Thursday, September 22, 2005

Hays Advisory Long-term Bulls

The good folks over at Hays Advisory (subscription required) recomend long term investors should be 90% invested in stocks. The firm sees reasons to be cautious for the next month or two but cheap valuations keep them virtually "all-in".

The firm post an excellent series of indicators in chart form. These are not your fly by night charts showing flags or heads and shoulders. The charts include psychological indicators, monetary indicators and valuation indicators.

I tend to agree with about 95% of what I read on the site . Thus I give the company my strongest recommendation.

The one area of disagreement: I believe the FOMC is correct in moving up short rates the 25 basis points today and I am not opposed to another 25 to 50 points if the FOMC feels the need. I remember too well the mistakes made in the mid 70's. In those years, the Fed fell behind the interest rate curve and only caught up around 1981 by pushing short rates up to 21%.

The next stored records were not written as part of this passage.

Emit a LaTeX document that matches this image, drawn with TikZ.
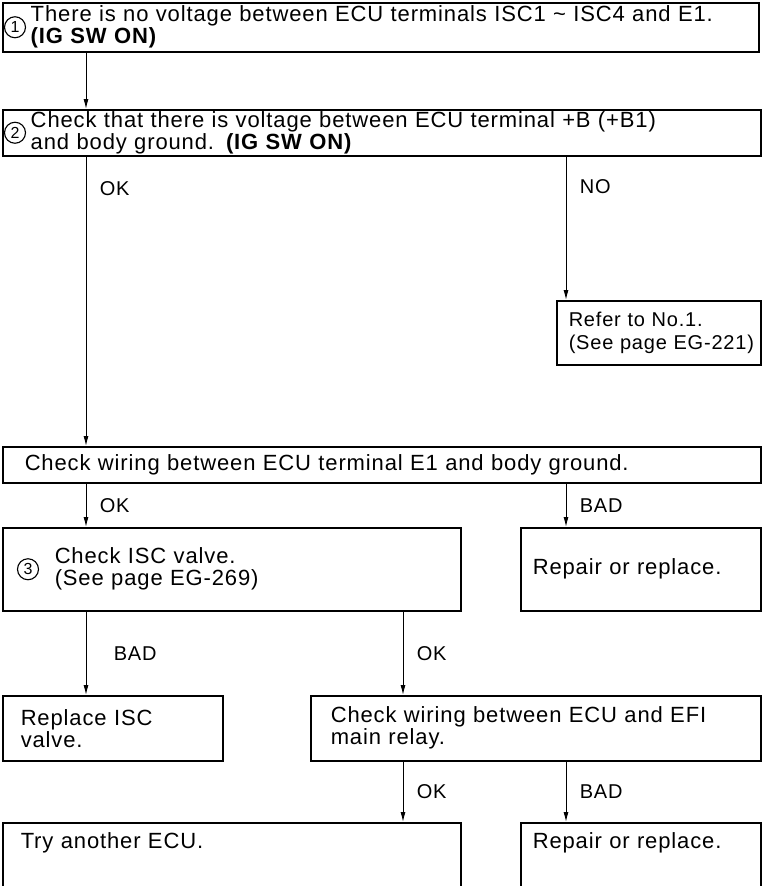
\documentclass[tikz,border=0pt]{standalone}
\usepackage{fontspec}
\setmainfont{Liberation Sans}[LetterSpace=4.0]
\usetikzlibrary{arrows.meta}

\tikzset{
  box/.style={draw, line width=1.5pt, anchor=north west, inner xsep=0pt,
    inner ysep=0pt, align=left, font=\fontsize{22}{22}\selectfont},
  lpad/.style={execute at begin node={\leftskip=#1}},
  num/.style={draw, circle, line width=1.1pt, inner sep=0pt, minimum size=21pt,
    font=\fontsize{16}{16}\selectfont},
  flow/.style={line width=1pt, -{Latex[length=10pt,width=5pt]}},
  tag/.style={anchor=west, xshift=10pt, font=\fontsize{20}{22}\selectfont}
}

\begin{document}
\begin{tikzpicture}[x=1pt, y=1pt]
    \useasboundingbox (0,0) rectangle (764,-886);
    \clip (0,0) rectangle (764,-886);
    \coordinate (colA) at (86,0);
    \coordinate (colB) at (566,0);
    \coordinate (colC) at (403,0);

    \node [box, lpad=28pt, text width=756pt, minimum height=49pt] (chk1) at (2,-2)
      {There is no voltage between ECU terminals ISC1 \textasciitilde{} ISC4 and E1.\\
       \textbf{(IG SW ON)}};
    \node [num] (no1) at ([xshift=13pt]chk1.west) {1};

    \node [box, lpad=28pt, text width=758pt, minimum height=46pt] (chk2) at (2,-109)
      {Check that there is voltage between ECU terminal +B (+B1)\\
       and body ground. \textbf{(IG SW ON)}};
    \node [num] (no2) at ([xshift=13pt]chk2.west) {2};

    \node [box, lpad=12pt, text width=204pt, minimum height=64pt,
      font=\fontsize{20}{23}\selectfont] (refer) at (556,-300)
      {Refer to No.1.\\(See page EG-221)};

    \node [box, lpad=22pt, text width=758pt, minimum height=36pt] (wire) at (2,-446)
      {Check wiring between ECU terminal E1 and body ground.};

    \node [box, lpad=52pt, text width=458pt, minimum height=83pt] (isc) at (2,-527)
      {Check ISC valve.\\(See page EG-269)};
    \node [num] (no3) at ([xshift=26pt]isc.west) {3};
    \node [box, lpad=12pt, text width=240pt, minimum height=83pt] (rep1) at (520,-527)
      {Repair or replace.};

    \node [box, lpad=18pt, text width=220pt, minimum height=65pt] (swap) at (2,-695)
      {Replace ISC\\valve.};
    \node [box, lpad=20pt, text width=450pt, minimum height=65pt] (relay) at (310,-695)
      {Check wiring between ECU and EFI\\main relay.};

    \node [box, lpad=18pt, text width=458pt, text height=26pt, text depth=60pt] (ecu) at (2,-822)
      {Try another ECU.};
    \node [box, lpad=12pt, text width=240pt, text height=26pt, text depth=60pt] (rep2) at (520,-822)
      {Repair or replace.};

    \draw [flow] (chk1.south -| colA) -- (chk2.north -| colA);
    \draw [flow] (chk2.south -| colA) -- node [tag, pos=0.11] {OK} (wire.north -| colA);
    \draw [flow] (chk2.south -| colB) -- node [tag, pos=0.21] {NO} (refer.north -| colB);
    \draw [flow] (wire.south -| colA) -- node [tag] {OK} (isc.north -| colA);
    \draw [flow] (wire.south -| colB) -- node [tag] {BAD} (rep1.north -| colB);
    \draw [flow] (isc.south -| colA) -- node [tag, xshift=14pt] {BAD} (swap.north -| colA);
    \draw [flow] (isc.south -| colC) -- node [tag] {OK} (relay.north -| colC);
    \draw [flow] (relay.south -| colC) -- node [tag] {OK} (ecu.north -| colC);
    \draw [flow] (relay.south -| colB) -- node [tag] {BAD} (rep2.north -| colB);
  \end{tikzpicture}
\end{document}
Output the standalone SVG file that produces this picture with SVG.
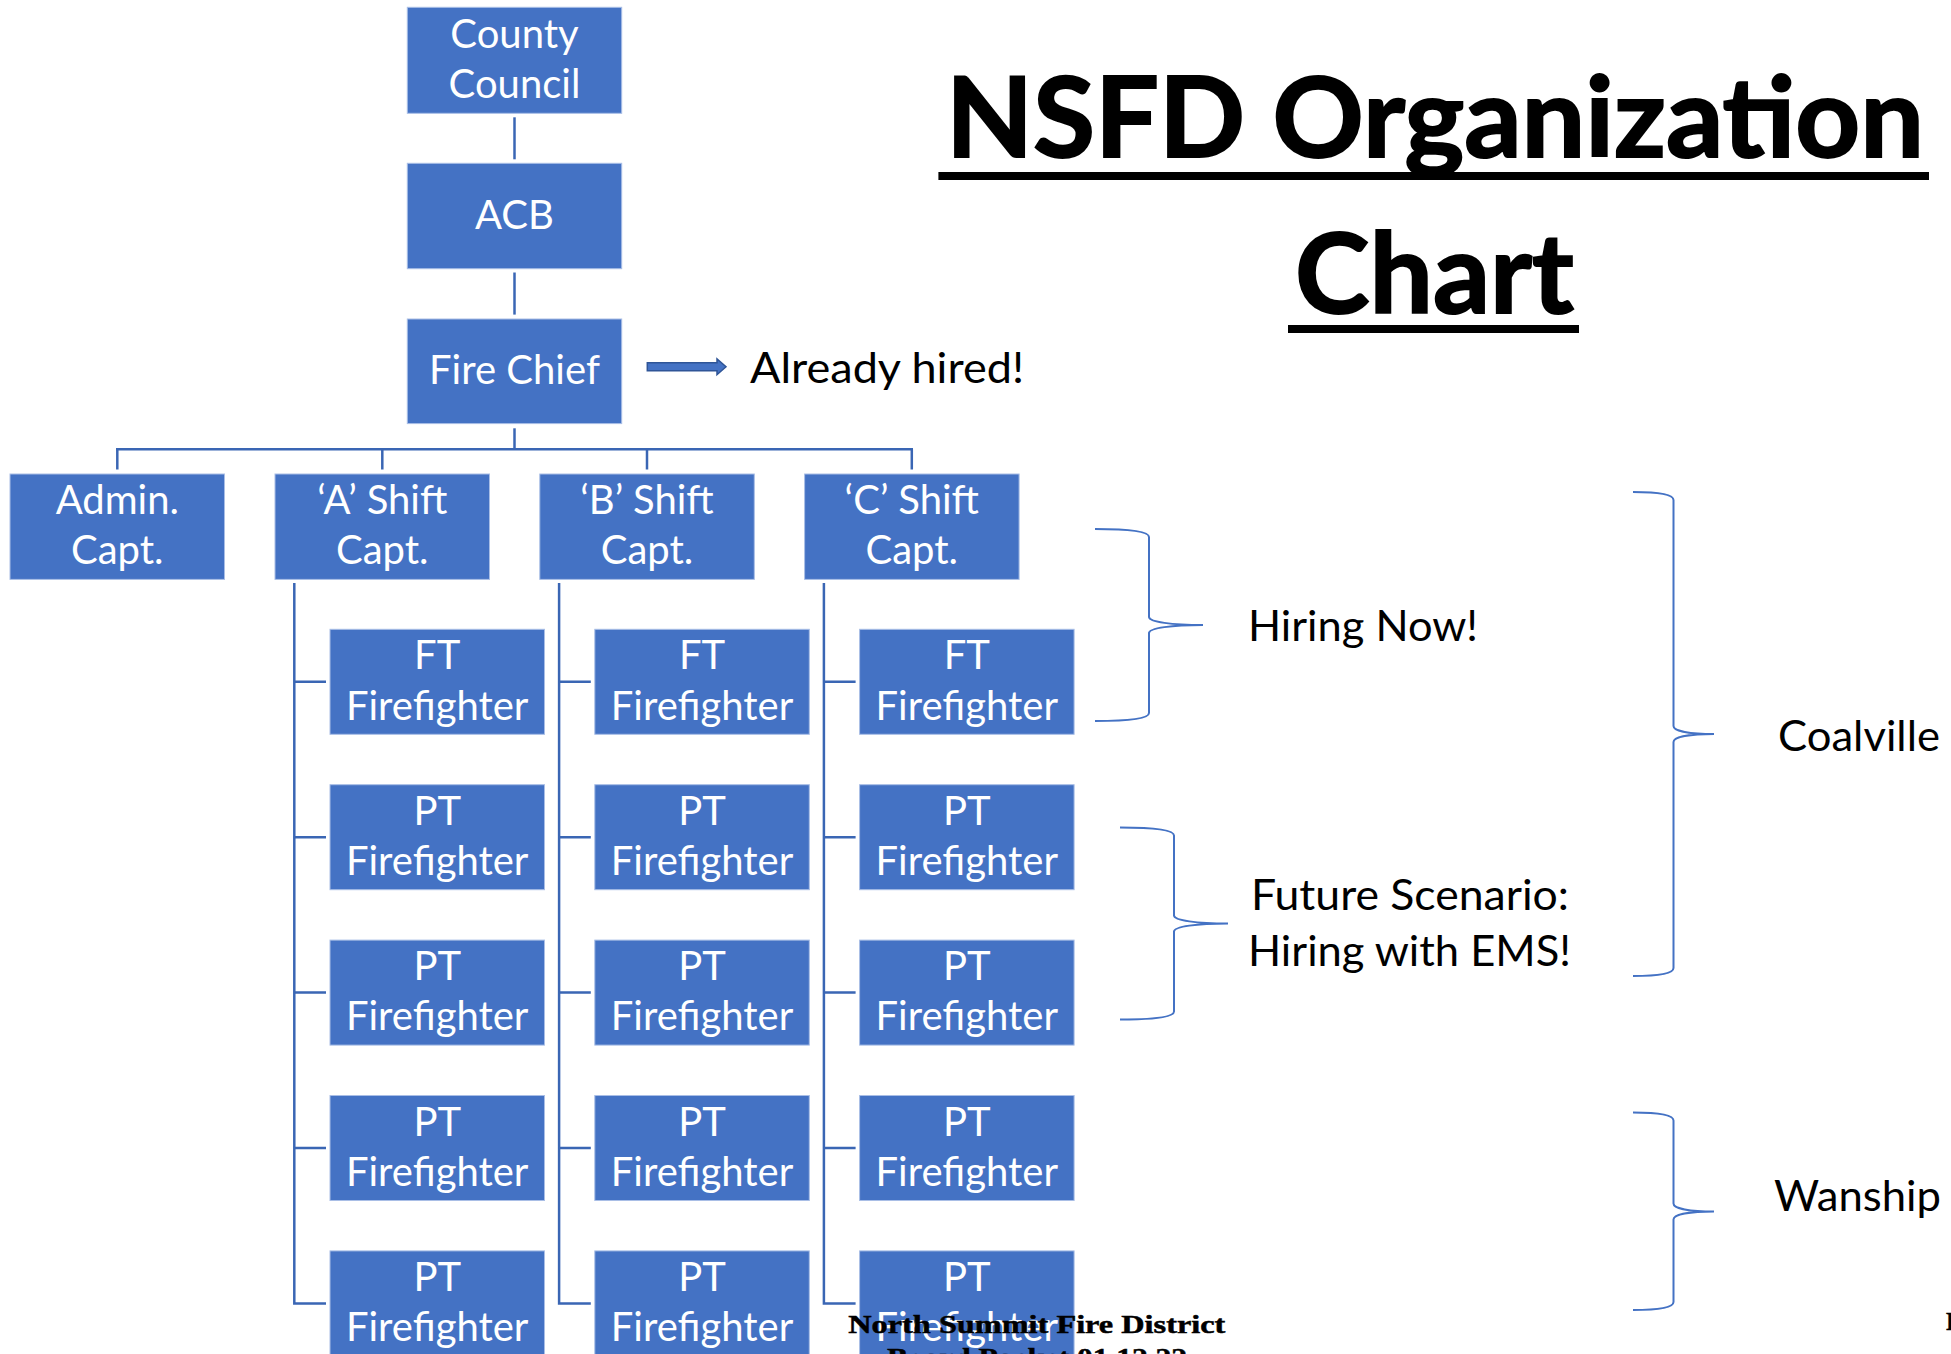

It seems to me that too much focus is put on short term considerations. I believe it is a tricky thing to know when to put on the brakes to a moving economy. As a general rule, the FOMC needs to start touching the brakes long before the economy is moving too fast and it needs to pour on the gas long before the economy slows to a crawl.

The inflationary risks have been foretold by the run up in the price of gold after Katrina hit. If short rates were too high gold would not be zooming. We all should keep in mind that when the value of gold goes up, the value of our paper currency goes down. When the price of gold goes up, you can bet on the price of other commodities to follow as they must be purchased in paper dollars.

From memory, I believe the price of the Hays Advisory service is around $250 per year. I spend a few thousand per year for access to data and reputable opinions. I can't share too much info from these sources and no one can call short term market moves consistently. However, again, I believe Hays Advisory has it right to be in stocks for the long haul. I conceed to the knowledgable bears that historical returns while starting at PE ratios greater than 15 have been weak. However, the waves of technological innovation and open markets continue to keep inflation at historicly low levels. The FOMC has shown deternination to not let inflation get out of control. Stocks generally do very well during periods of moderate to low inflation!